Verán, los responsables del evento me contaron que éste debía haber tenido lugar en la plaza del Callao y no en un lateral de la calle Preciados. Tenían los permisos del Ayuntamiento, concedidos hacía tiempo, pero la casualidad quiso que la clase coincidiera en hora y lugar con la organización del flashmob promocional de una película. Sobra decir qué acto hubo de ser desplazado a los alrededores. Puesto que se había anunciado en aquel lugar, se intentó no alejarlo mucho. Por desgracia. La música de fondo, el jaleo montado por la multitudinaria asistencia al hecho mediático, obligaba a los profesores a alzar la voz y a quienes los escuchábamos a esforzar los oídos. La suma de todas estas cosas me devolvió aquella sensación de la que les hablaba al principio, la de encontrarme cruzando realidades distintas. Un profesor de Teoría de la Literatura hablaba de la belleza en la obra literaria mientras sus alumnos tomaban apuntes. Detrás de ellos, al mismo tiempo, una multitud bailaba y reía celebrando el último producto de esa cultura en cuya defensa los chavales habían salido a protestar a la calle. Mientras un profesor y sus alumnos luchaban por la continuidad de la educación y la cultura de base en su país, un producto destilado de esa cultura los desplazaba para celebrar una comedia.

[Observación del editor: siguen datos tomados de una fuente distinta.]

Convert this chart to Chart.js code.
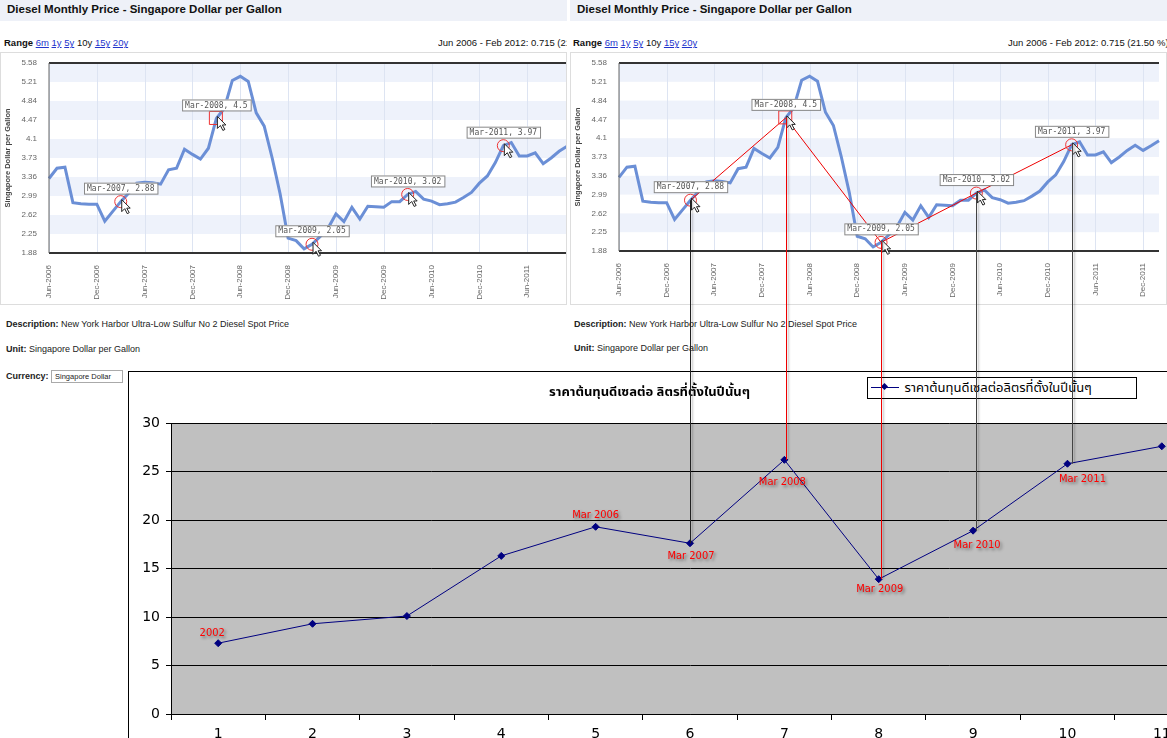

Yo me encontré en medio de todo esto y recorde todo aquello, lo de hacía dos años. Esta vez era más ruidoso. El modesto altavoz libraba una batalla con sus más sofisticados y potentes hermanos, y producía en mi cabeza una alternancia desquiciada. Conceptos como estructuralismo, formalismo y metaficción luchaban denodadamente en el aire por llegar a mí con claridad, pero mi cerebro les respondía I'm So Excited. Harold Bloom libraba batalla con las Pointer Sisters y caía derrotado. Pero eso no fue todo. Para demostrar la relatividad de las cosas, un tercer elemento entró a formar parte del conjunto. A la carrera, un pequeño grupo de manteros vino a refugiarse al soportal que teníamos a mi derecha. Como simples espectadores, aquellas siete personas, negras como el ébano, nacidas en un mundo más pobre a miles de kilómetros del nuestro, encontraron refugio al socaire del acto universitario.
De repente, la plaza del Callao adquirió propiedades de género literario, mostrándose ante mí como el punto de solapamiento de tres realidades en conflicto, el escenario de un relato que perfectamente pudieran haber escrito Jose Antonio Cotrina o M. John Harrison. Pensé en la ajenidad, en lo poco que le importaba este acto a las personas que saltaban en Callao, y en qué pensarían aquellos africanos, supervivientes diarios en nuestra tierra, de la irrelevancia que para nosotros tenía su problema. En medio de aquel barullo pensé en ello, y luego lo guardé en su sitio correspondiente.